Suicide can and should be thought of—and is more so in collectivist cultures—as a societal failure. We failed those people.
Because they were lonely, depressed, hurting, in isolation, without the proper resources—
Now, maybe not all of them—that’s their reason for suicide—
But I do think that it is for many.
She also weighed the question - Is a person justified in killing themselves?
Is “suicide a sensibility—a debilitating emotional rawness which leaves a person especially vulnerable to manmade cruelties?”
I consider this—
Because I certainly feel often like—I don’t want to be here. I don’t like the world that we’ve made, the scariness, the war, the late stage capitalism, the culture—I didn’t want to raise children in this land and world.
It does feel cruel and vulnerable—and that’s not even considering the family trauma and mental illness of my own family.
I am no stranger to suicidal ideation.
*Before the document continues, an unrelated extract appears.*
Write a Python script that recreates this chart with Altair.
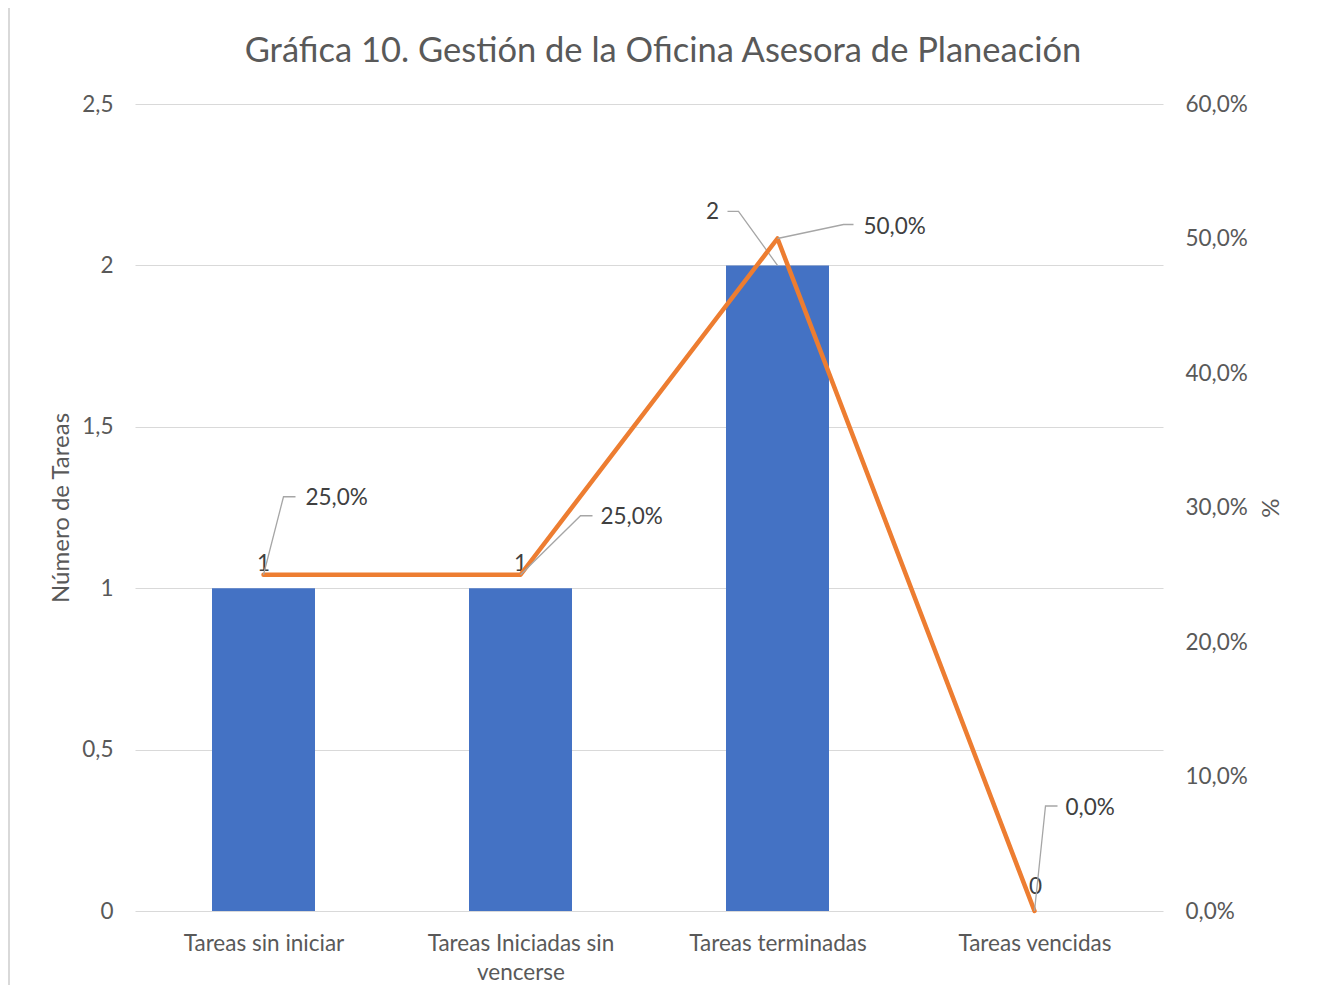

Or perhaps more so, for desire for having never been born - as Rebolini also tosses out. A desire for nothingness, a void. To have avoided all of this pain in this world.
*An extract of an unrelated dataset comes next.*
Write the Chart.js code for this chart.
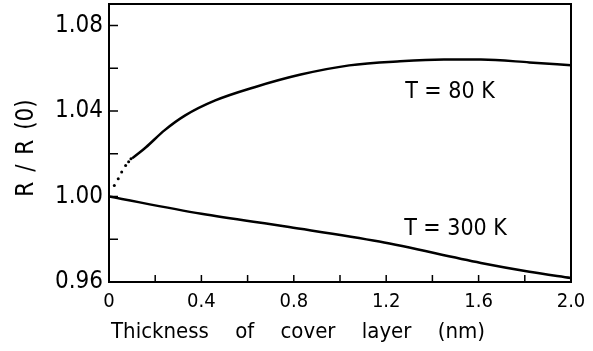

At many points in my life, those sentiments were even stronger—that desperate heaviness, than they are now.
I wouldn’t act on them - but the ideation was there, almost like a comfort—a release, a possible escape—even though I knew I would not take it.
I have long grappled with—why Jeremie and not me?
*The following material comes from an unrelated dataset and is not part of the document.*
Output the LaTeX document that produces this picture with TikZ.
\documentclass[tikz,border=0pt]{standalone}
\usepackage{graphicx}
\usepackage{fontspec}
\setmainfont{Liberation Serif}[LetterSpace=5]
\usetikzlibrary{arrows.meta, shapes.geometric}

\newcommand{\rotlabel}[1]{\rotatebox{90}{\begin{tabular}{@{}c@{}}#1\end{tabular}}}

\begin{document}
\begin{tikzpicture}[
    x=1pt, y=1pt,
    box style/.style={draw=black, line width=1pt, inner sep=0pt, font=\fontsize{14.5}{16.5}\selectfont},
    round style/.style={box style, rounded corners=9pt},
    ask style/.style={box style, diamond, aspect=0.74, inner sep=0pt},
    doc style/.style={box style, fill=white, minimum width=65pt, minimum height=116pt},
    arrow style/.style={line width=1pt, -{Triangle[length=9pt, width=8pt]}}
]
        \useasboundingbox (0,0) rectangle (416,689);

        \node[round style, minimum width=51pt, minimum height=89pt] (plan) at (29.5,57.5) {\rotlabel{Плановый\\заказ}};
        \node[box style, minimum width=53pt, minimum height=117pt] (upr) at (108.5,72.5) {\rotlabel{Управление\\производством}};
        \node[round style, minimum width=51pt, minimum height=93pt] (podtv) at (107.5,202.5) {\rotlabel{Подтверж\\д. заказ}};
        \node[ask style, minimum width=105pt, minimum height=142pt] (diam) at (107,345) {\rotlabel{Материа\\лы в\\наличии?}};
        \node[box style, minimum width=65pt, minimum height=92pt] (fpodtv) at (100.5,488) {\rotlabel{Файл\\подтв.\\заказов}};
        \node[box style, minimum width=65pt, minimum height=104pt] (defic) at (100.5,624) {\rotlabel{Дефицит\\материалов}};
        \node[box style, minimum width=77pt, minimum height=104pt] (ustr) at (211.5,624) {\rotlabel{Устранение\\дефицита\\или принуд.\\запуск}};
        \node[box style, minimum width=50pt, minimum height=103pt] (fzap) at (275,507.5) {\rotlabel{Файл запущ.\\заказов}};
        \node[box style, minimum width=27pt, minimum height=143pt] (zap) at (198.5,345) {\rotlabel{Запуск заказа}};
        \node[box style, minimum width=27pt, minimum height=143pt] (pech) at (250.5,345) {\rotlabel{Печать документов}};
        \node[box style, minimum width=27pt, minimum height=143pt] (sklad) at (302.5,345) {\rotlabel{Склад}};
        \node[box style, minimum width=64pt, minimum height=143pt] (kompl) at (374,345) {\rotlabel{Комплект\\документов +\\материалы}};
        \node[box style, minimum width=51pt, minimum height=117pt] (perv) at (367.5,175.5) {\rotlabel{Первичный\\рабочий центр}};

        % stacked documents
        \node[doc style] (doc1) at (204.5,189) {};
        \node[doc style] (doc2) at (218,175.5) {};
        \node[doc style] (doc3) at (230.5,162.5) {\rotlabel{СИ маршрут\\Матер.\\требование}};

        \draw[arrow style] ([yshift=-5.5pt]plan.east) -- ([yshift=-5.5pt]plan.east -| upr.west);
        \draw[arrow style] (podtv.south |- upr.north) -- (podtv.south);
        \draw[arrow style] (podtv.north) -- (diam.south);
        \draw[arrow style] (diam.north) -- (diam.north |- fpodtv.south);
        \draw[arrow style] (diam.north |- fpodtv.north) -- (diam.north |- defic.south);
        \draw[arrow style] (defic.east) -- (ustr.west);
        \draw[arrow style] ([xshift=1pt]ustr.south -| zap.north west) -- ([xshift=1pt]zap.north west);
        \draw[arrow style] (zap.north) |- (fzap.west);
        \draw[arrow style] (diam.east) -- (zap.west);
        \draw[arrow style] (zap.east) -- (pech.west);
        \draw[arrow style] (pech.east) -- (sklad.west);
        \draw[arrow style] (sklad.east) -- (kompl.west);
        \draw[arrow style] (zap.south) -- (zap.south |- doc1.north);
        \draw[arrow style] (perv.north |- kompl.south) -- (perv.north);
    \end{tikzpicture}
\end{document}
After all, he has a child he ought to have been able to see grow up, to raise, to be there for.
Why am I still here? And he is not?
I think my gender and birth order has much to do with it —and, of course, that I got sober. And became an alcoholic in recovery, unlike so many of those who came before me, my family members.
But, we can never know the depths of another’s pain. It’s rather overwhelming to imagine, but it is true.
I have been at the lowest point, where I wanted to die, where I wished I could take my own life, where I was in such excruciating pain and loneliness, feeling abandoned by my family, by myself, so mentally unstable -
And yet - I’m still here.
And even though I’ve been there, at that point, I often times forget what it was like.
I would still offer hope or a reassurance that someone won’t feel this bad always and to just hang on for the help that could be there—I wrote that in my book.
But this is also why people who have absolutely no experience with wanting to die, severe depression, have absolutely no idea what these people face—and again, I don’t even count myself in there, because I never had a plan or an attempt.
We never really know what others face. What they feel. What excruciating anguish and mental distress they carry.
We lack empathy, imagination. To hell with walking in another’s shoes—
We don’t know what another’s body and mind feels like.
And I can’t help but always imagine—wouldn’t the world be a much better place if we did? If we could—glimpse that, even for a second?